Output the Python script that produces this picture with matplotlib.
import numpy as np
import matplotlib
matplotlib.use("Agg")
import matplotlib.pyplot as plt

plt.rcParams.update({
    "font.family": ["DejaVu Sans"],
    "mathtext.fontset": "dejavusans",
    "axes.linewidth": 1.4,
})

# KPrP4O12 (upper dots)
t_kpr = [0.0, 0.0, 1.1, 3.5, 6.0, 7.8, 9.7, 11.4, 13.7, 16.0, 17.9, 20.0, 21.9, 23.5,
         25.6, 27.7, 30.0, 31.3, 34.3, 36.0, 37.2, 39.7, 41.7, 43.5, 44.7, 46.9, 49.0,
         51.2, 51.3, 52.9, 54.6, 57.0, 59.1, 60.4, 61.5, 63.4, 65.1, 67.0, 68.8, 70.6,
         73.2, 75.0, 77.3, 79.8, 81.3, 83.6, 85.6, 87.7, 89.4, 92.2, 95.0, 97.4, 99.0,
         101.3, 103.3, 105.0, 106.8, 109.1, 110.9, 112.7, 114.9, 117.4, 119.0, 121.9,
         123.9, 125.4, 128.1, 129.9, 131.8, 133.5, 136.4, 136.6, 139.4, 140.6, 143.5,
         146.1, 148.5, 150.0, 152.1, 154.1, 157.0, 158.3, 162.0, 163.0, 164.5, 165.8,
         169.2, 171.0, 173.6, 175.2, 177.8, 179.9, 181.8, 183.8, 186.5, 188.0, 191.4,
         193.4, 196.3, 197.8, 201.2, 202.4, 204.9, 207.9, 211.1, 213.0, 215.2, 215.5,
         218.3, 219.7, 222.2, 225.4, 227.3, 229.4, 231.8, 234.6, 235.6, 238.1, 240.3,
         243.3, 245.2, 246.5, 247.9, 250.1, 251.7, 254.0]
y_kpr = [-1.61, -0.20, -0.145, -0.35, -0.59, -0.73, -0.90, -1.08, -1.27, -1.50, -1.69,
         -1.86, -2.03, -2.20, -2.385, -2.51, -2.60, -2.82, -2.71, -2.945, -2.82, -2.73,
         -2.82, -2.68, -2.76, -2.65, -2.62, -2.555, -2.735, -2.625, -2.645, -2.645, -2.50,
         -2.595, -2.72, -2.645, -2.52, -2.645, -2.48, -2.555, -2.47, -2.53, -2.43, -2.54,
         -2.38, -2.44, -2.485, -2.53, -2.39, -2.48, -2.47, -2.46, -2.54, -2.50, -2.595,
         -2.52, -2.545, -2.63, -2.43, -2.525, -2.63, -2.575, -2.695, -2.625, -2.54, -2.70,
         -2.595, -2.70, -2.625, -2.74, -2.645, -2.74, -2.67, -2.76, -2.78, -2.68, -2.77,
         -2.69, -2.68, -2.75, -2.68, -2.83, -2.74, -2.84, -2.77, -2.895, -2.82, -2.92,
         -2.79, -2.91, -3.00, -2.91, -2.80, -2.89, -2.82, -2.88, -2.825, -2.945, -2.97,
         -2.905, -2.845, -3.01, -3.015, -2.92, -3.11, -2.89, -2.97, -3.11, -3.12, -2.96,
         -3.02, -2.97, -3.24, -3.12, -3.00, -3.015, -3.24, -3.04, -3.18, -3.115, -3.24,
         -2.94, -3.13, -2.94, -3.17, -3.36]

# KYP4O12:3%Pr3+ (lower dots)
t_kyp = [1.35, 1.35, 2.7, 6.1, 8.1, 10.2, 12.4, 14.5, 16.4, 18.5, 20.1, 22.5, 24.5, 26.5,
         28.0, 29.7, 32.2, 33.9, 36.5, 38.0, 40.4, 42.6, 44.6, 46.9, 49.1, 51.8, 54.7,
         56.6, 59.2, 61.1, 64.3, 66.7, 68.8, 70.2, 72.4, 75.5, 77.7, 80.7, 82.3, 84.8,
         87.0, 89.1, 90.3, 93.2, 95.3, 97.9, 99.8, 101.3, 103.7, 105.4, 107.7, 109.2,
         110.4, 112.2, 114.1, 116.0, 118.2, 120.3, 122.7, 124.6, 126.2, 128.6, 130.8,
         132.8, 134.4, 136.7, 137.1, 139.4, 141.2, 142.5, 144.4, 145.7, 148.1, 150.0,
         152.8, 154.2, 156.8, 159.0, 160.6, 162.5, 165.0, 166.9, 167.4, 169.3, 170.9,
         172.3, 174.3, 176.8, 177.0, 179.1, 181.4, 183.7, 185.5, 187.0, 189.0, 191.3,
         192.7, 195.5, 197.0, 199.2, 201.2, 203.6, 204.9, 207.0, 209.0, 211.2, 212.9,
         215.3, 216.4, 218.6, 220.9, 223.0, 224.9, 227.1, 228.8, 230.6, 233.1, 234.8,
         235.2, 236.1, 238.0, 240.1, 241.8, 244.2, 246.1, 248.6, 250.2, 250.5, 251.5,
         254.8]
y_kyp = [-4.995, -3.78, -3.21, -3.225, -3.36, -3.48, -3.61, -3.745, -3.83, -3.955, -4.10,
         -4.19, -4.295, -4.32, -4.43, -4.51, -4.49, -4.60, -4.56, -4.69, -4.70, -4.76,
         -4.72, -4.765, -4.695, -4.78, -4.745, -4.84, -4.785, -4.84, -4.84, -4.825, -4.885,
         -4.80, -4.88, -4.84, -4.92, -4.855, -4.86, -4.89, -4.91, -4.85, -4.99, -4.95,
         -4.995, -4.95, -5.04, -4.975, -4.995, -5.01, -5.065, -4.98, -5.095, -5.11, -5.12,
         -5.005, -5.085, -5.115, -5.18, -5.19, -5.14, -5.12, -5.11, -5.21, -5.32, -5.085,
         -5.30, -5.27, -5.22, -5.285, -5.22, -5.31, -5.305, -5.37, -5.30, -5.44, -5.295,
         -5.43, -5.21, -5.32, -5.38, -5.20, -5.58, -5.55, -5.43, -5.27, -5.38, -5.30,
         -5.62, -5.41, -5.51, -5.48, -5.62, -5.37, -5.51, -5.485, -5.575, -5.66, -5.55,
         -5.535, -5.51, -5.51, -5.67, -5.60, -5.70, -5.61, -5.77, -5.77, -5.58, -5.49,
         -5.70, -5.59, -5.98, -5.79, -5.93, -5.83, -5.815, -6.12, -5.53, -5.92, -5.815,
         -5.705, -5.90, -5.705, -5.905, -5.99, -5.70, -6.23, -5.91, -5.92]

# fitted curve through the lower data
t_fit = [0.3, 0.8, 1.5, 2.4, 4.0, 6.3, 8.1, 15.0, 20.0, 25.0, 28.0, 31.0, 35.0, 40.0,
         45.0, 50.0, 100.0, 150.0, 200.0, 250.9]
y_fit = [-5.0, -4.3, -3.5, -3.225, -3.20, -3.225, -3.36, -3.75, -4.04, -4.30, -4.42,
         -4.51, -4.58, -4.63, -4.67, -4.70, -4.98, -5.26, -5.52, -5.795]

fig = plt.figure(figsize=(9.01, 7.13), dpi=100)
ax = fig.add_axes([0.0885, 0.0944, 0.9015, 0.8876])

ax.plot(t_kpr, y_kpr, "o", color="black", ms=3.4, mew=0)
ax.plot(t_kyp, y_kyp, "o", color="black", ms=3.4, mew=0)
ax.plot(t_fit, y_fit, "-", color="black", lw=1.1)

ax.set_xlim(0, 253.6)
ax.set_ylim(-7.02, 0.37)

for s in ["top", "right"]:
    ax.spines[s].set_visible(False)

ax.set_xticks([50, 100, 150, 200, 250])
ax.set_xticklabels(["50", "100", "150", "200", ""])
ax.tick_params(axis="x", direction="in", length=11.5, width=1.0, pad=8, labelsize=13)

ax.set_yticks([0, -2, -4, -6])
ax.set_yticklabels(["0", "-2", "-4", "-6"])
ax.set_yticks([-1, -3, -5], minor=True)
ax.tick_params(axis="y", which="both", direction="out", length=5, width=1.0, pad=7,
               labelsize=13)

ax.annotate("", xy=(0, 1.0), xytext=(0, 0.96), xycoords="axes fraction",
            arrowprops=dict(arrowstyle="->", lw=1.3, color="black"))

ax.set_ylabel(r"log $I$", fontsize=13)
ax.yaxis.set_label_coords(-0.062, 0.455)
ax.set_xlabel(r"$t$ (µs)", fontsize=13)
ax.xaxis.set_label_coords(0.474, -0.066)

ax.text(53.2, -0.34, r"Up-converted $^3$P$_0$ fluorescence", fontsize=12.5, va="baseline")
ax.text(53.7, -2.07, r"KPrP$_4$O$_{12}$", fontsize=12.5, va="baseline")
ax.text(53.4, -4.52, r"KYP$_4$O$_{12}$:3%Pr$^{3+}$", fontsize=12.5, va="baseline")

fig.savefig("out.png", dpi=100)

:::

• YOUR INSTRUCTIONS:
Copy each line of the listing that includes "matplotlib".

• ANSWER IN FULL:
Output the Python script that produces this picture with matplotlib.
import matplotlib
matplotlib.use("Agg")
import matplotlib.pyplot as plt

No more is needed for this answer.